Exotic Atom
An exotic atom is a fascinating structure that diverges from the typical atomic composition. In these unusual atoms, one or more subatomic particles are replaced by particles not usually found in atoms, leading to a variety of unique properties and behaviors. This alteration often involves the substitution of electrons with other negatively charged particles or the addition of unusual particles into the atomic mix. These substitutions result in atoms that fall under the study of both nuclear physics and particle physics.
Types of Exotic Atoms
Muonic Atoms
A muonic atom is formed when an electron in a normal atom is replaced by a muon. The muon, being approximately 207 times more massive than an electron, orbits much closer to the nucleus. These atoms are crucial in understanding quantum electrodynamics and are used in probing the structure of atomic nuclei. An example would be muonic helium, a helium atom in which a muon replaces one of its two electrons.
Positronium
Positronium is another type of exotic atom, consisting of an electron and its antiparticle, the positron. It behaves somewhat like hydrogen but without a nucleus, as the electron and positron orbit their common center of mass. This atom is a vital model in the study of quantum mechanics and spectroscopy.
Protonium
Protonium is an exotic atom where a proton and an antiproton are bound together. This state provides insights into strong nuclear forces and the interactions between matter and antimatter.
Hypernuclear Atoms
Hypernuclear atoms are formed when hyperons (particles containing strange quarks) replace one or more neutrons or protons in a nucleus. These atoms offer a window into the world of hyperons and the deeper aspects of the strong force.
Muonium
Muonium is an exotic atom composed of an antimuon and an electron. Despite its name, it resembles light hydrogen isotopes and is used in various studies related to muons and leptons.

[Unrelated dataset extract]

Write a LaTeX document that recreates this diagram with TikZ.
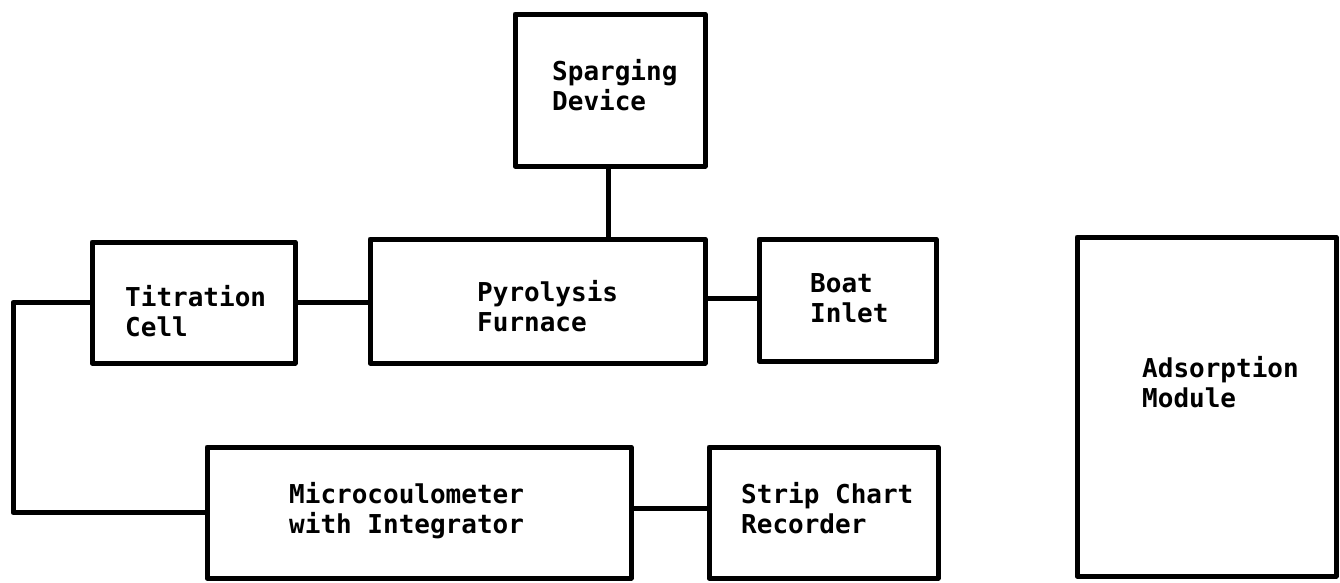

Importance and Applications
Exotic atoms are not merely theoretical constructs; they have practical applications and are instrumental in testing fundamental theories of physics. They allow scientists to explore and validate aspects of particle interactions, quantum field theory, and the principles governing atomic matter. Advances in technology, such as accelerator experiments, increasingly allow for the creation and study of these atoms under controlled conditions.
These atoms also contribute to the understanding of exotic matter, as new states of matter are often revealed through these explorations. The study of exotic atoms is at the cutting edge of atomic and subatomic research, pushing forward the boundaries of what is known about the universe.